Ma, buonazione per buonazione, ora spetta al popolo francese rendere lo stesso servizio al popolo di Germania. Poveri tedeschi, se le loro armate ritornassero trionfanti in Germania! Perderebbero ogni speranza di progresso e di libertà, almeno per cinquanta anni. Immaginiamo questa orda di schiavi, disciplinati e condotti da baroni pomeraniani!…».
Questo era diretto, bisogna notare, agli operai francesi e in piena guerra. D’altra parte lo spirito che vive in queste poche linee si riconosce bene. Non contiene né sciovinismo, né disfattismo. È lo spirito della Comune di Parigi.
Un rivoluzionario non poteva accontentarsi nel 1870-71 di scegliere tra Bazaine e Bismarck. Tuttavia lo storiografo e discepolo di Bakunin, Max Nettlau, non vedeva nel patriottismo anarchico e antimilitarista del «ribelle indiavolato» nei giorni neri del 1870 che uno sforzo personale inefficace. Sarebbe una soluzione esclusivamente soggettiva tendente a conciliare le passioni «contraddittorie» che si scatenavano nell’anima di Bakunin. O piuttosto a rivestire la sua parzialità istintiva per la Francia, con un poco d’ideale socialista.

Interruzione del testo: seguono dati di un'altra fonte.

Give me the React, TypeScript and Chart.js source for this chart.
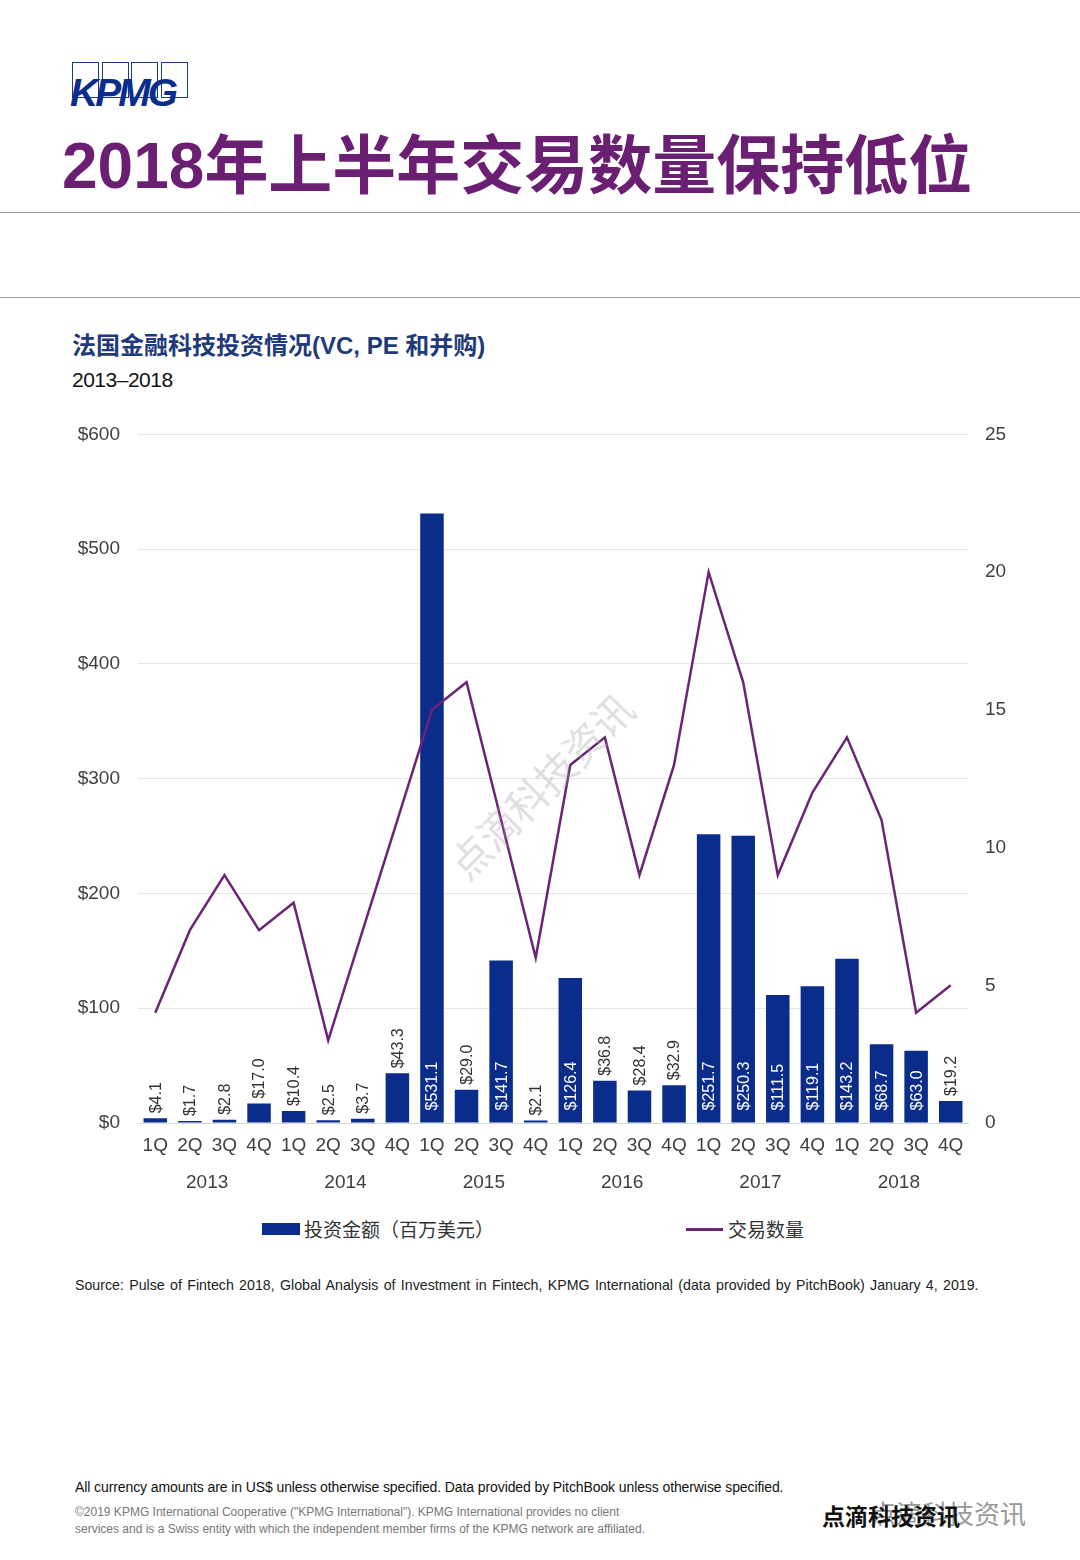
import React, { useEffect, useRef } from "react";
import { Chart, registerables } from "chart.js";

Chart.register(...registerables);

const quarters = [
  "1Q", "2Q", "3Q", "4Q", "1Q", "2Q", "3Q", "4Q", "1Q", "2Q", "3Q", "4Q",
  "1Q", "2Q", "3Q", "4Q", "1Q", "2Q", "3Q", "4Q", "1Q", "2Q", "3Q", "4Q",
];
const years = ["2013", "2014", "2015", "2016", "2017", "2018"];
const investment = [
  4.1, 1.7, 2.8, 17.0, 10.4, 2.5, 3.7, 43.3, 531.1, 29.0, 141.7, 2.1,
  126.4, 36.8, 28.4, 32.9, 251.7, 250.3, 111.5, 119.1, 143.2, 68.7, 63.0, 19.2,
];
const dealCount = [
  4, 7, 9, 7, 8, 3, 7, 11, 15, 16, 11, 6,
  13, 14, 9, 13, 20, 16, 9, 12, 14, 11, 4, 5,
];
const investmentLabel = "投资金额（百万美元）";
const dealLabel = "交易数量";

const BLUE = "#0A2D8C";
const PURPLE = "#6B2476";
const FONT = "'Liberation Sans', Arial, 'Noto Sans CJK SC', sans-serif";

const barLabelPlugin = {
  id: "barLabels",
  afterDatasetsDraw(chart: any) {
    const meta = chart.getDatasetMeta(0);
    const ctx = chart.ctx;
    ctx.save();
    ctx.font = `16px ${FONT}`;
    ctx.textBaseline = "middle";
    ctx.textAlign = "left";
    meta.data.forEach((el: any, i: number) => {
      const v = investment[i];
      const text = "$" + v.toFixed(1);
      const w = ctx.measureText(text).width;
      const h = el.base - el.y;
      let startY: number;
      if (h > w + 16) {
        ctx.fillStyle = "#ffffff";
        startY = el.base - 12;
      } else {
        ctx.fillStyle = "#333333";
        startY = el.y - 5;
      }
      ctx.save();
      ctx.translate(el.x + 1, startY);
      ctx.rotate(-Math.PI / 2);
      ctx.fillText(text, 0, 0);
      ctx.restore();
    });
    ctx.restore();
  },
};

function ChartBox() {
  const ref = useRef<HTMLCanvasElement | null>(null);
  useEffect(() => {
    if (!ref.current) return;
    const chart = new Chart(ref.current, {
      type: "bar",
      data: {
        labels: quarters,
        datasets: [
          {
            type: "bar",
            label: investmentLabel,
            data: investment,
            backgroundColor: BLUE,
            yAxisID: "y",
            xAxisID: "x",
            categoryPercentage: 1,
            barPercentage: 0.68,
            order: 2,
          },
          {
            type: "line",
            label: dealLabel,
            data: dealCount,
            borderColor: PURPLE,
            borderWidth: 2.5,
            pointRadius: 0,
            tension: 0,
            fill: false,
            yAxisID: "y1",
            xAxisID: "x",
            order: 1,
          },
        ] as any,
      },
      options: {
        animation: false,
        responsive: false,
        maintainAspectRatio: false,
        layout: { padding: { top: 13, bottom: 0, left: 0, right: 0 } },
        plugins: {
          legend: { display: false },
          tooltip: { enabled: false },
        },
        scales: {
          x: {
            type: "category",
            position: "bottom",
            offset: true,
            grid: { display: false, drawTicks: false },
            border: { display: true, color: "#d9d9d9", width: 1 },
            ticks: {
              color: "#404040",
              font: { size: 19, family: FONT },
              padding: 11,
              maxRotation: 0,
              autoSkip: false,
            },
            afterFit: (s: any) => { s.height = 40; },
          },
          x2: {
            type: "category",
            position: "bottom",
            labels: years,
            offset: true,
            grid: { display: false, drawTicks: false },
            border: { display: false },
            ticks: {
              color: "#404040",
              font: { size: 19, family: FONT },
              padding: 8,
              maxRotation: 0,
              autoSkip: false,
            },
            afterFit: (s: any) => { s.height = 50; },
          },
          y: {
            position: "left",
            min: 0,
            max: 600,
            ticks: {
              stepSize: 100,
              color: "#404040",
              font: { size: 19, family: FONT },
              padding: 18,
              callback: (v: any) => "$" + v,
            },
            grid: { color: "#e6e6e6", lineWidth: 1, drawTicks: false },
            border: { display: false },
            afterFit: (s: any) => { s.width = 138; },
          },
          y1: {
            position: "right",
            min: 0,
            max: 25,
            ticks: {
              stepSize: 5,
              color: "#404040",
              font: { size: 19, family: FONT },
              padding: 17,
            },
            grid: { display: false, drawTicks: false },
            border: { display: false },
            afterFit: (s: any) => { s.width = 112; },
          },
        },
      } as any,
      plugins: [barLabelPlugin],
    });
    return () => chart.destroy();
  }, []);
  return (
    <canvas
      ref={ref}
      width={1080}
      height={808}
      style={{ position: "absolute", left: 0, top: 405, width: 1080, height: 808 }}
    />
  );
}

export default function App() {
  const abs = (s: any) => ({ position: "absolute" as const, ...s });
  return (
    <div
      style={{
        position: "absolute",
        left: 0,
        top: 0,
        width: 1080,
        height: 1560,
        background: "#ffffff",
        overflow: "hidden",
        fontFamily: FONT,
      }}
    >
      {/* KPMG logo */}
      <div style={abs({ left: 72, top: 62, width: 118, height: 46 })}>
        {[0, 1, 2, 3].map((i) => (
          <div
            key={i}
            style={abs({
              left: i * 29.5,
              top: 0,
              width: 27,
              height: 36,
              border: "1.5px solid #1a3a8c",
              boxSizing: "border-box",
            })}
          />
        ))}
        <div
          style={abs({
            left: -2,
            top: 13,
            fontSize: 39,
            fontWeight: "bold",
            fontStyle: "italic",
            color: "#0A2D8C",
            fontFamily: "'Liberation Sans', Arial, sans-serif",
            letterSpacing: -3,
            lineHeight: "36px",
          })}
        >
          KPMG
        </div>
      </div>
      {/* Title */}
      <div
        style={abs({
          left: 62,
          top: 130,
          fontSize: 64,
          fontWeight: "bold",
          color: "#6B1F72",
          lineHeight: "72px",
          fontFamily: "'Liberation Sans', 'Noto Sans CJK SC', sans-serif",
          whiteSpace: "nowrap",
        })}
      >
        2018年上半年交易数量保持低位
      </div>
      <div style={abs({ left: 0, top: 212, width: 1080, height: 1, background: "#9a9a9a" })} />
      <div style={abs({ left: 0, top: 297, width: 1080, height: 1, background: "#9a9a9a" })} />
      {/* Chart subtitle */}
      <div
        style={abs({
          left: 72,
          top: 331,
          fontSize: 24,
          fontWeight: "bold",
          color: "#1F3A7A",
          lineHeight: "30px",
          whiteSpace: "nowrap",
          fontFamily: "'Liberation Sans', 'Noto Sans CJK SC', sans-serif",
        })}
      >
        法国金融科技投资情况(VC, PE 和并购)
      </div>
      <div
        style={abs({
          left: 72,
          top: 367,
          fontSize: 21,
          color: "#111111",
          lineHeight: "26px",
          letterSpacing: -0.5,
        })}
      >
        2013–2018
      </div>

      <ChartBox />

      {/* diagonal watermark */}
      <div
        style={abs({
          left: 420,
          top: 765,
          fontSize: 40,
          color: "rgba(160,160,160,0.35)",
          transform: "rotate(-45deg)",
          whiteSpace: "nowrap",
          fontFamily: "'Noto Sans CJK SC', sans-serif",
          pointerEvents: "none",
          lineHeight: "40px",
        })}
      >
        点滴科技资讯
      </div>

      {/* Legend */}
      <div style={abs({ left: 262, top: 1223, width: 38, height: 12, background: BLUE })} />
      <div
        style={abs({
          left: 304,
          top: 1216,
          fontSize: 19,
          color: "#333333",
          lineHeight: "26px",
          whiteSpace: "nowrap",
          fontFamily: "'Noto Sans CJK SC', sans-serif",
        })}
      >
        {investmentLabel}
      </div>
      <div style={abs({ left: 686, top: 1228, width: 37, height: 3, background: PURPLE })} />
      <div
        style={abs({
          left: 728,
          top: 1216,
          fontSize: 19,
          color: "#333333",
          lineHeight: "26px",
          whiteSpace: "nowrap",
          fontFamily: "'Noto Sans CJK SC', sans-serif",
        })}
      >
        {dealLabel}
      </div>

      {/* Source */}
      <div
        style={abs({
          left: 75,
          top: 1276,
          fontSize: 14.2,
          color: "#222222",
          lineHeight: "18px",
          whiteSpace: "nowrap",
          wordSpacing: 1.4,
        })}
      >
        Source: Pulse of Fintech 2018, Global Analysis of Investment in Fintech, KPMG International (data provided by PitchBook) January 4, 2019.
      </div>

      {/* Footer */}
      <div
        style={abs({
          left: 75,
          top: 1478,
          fontSize: 14,
          color: "#111111",
          lineHeight: "18px",
          whiteSpace: "nowrap",
          letterSpacing: -0.1,
        })}
      >
        All currency amounts are in US$ unless otherwise specified. Data provided by PitchBook unless otherwise specified.
      </div>
      <div
        style={abs({
          left: 75,
          top: 1504,
          fontSize: 12,
          color: "#777777",
          lineHeight: "17px",
          whiteSpace: "nowrap",
        })}
      >
        ©2019 KPMG International Cooperative ("KPMG International"). KPMG International provides no client
        <br />
        services and is a Swiss entity with which the independent member firms of the KPMG network are affiliated.
      </div>
      <div
        style={abs({
          left: 870,
          top: 1498,
          fontSize: 26,
          color: "#9a9a9a",
          lineHeight: "30px",
          whiteSpace: "nowrap",
          fontFamily: "'Noto Sans CJK SC', sans-serif",
        })}
      >
        点滴科技资讯
      </div>
      <div
        style={abs({
          left: 822,
          top: 1500,
          fontSize: 23,
          fontWeight: "bold",
          color: "#111111",
          lineHeight: "30px",
          whiteSpace: "nowrap",
          fontFamily: "'Noto Sans CJK SC', sans-serif",
        })}
      >
        点滴科技资讯
      </div>
    </div>
  );
}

«In realtà» dice Nettlau,«Bakunin non poteva che fare l’una o l’altra cosa: tentativi di rivoluzione o reclutamento patriottico per la guerra, sotto qualsiasi nome».
Tutta l’autorità morale e scientifica di Nettlau non saprebbe qui convincerci. L’attività di Bakunin nel 1870-71, come più tardi quella di un Makhno e di un Durruti, sfugge al contrario vittoriosamente al dilemma «guerra o rivoluzione» secondo cui ogni rivoluzione è praticamente condannata allo schiacciamento senza resistenza, ed ogni guerra difensiva è mantenuta sul terreno dello status quo sociale e della dittatura militare.
La storia delle insurrezioni comunaliste francesi (di cui Bakunin resta il grande ispiratore), quella della Makhnovicina ukrainiana e quella della recente guerilla spagnola, ci pare che mostrino precisamente che la tattica «anarchica», che vede nei metodi insurrezionali i migliori atout della guerra difensiva e nella liberazione sociale il suo prezioso contenuto, costituisce una conquista di valore dell’internazionalismo rivoluzionario.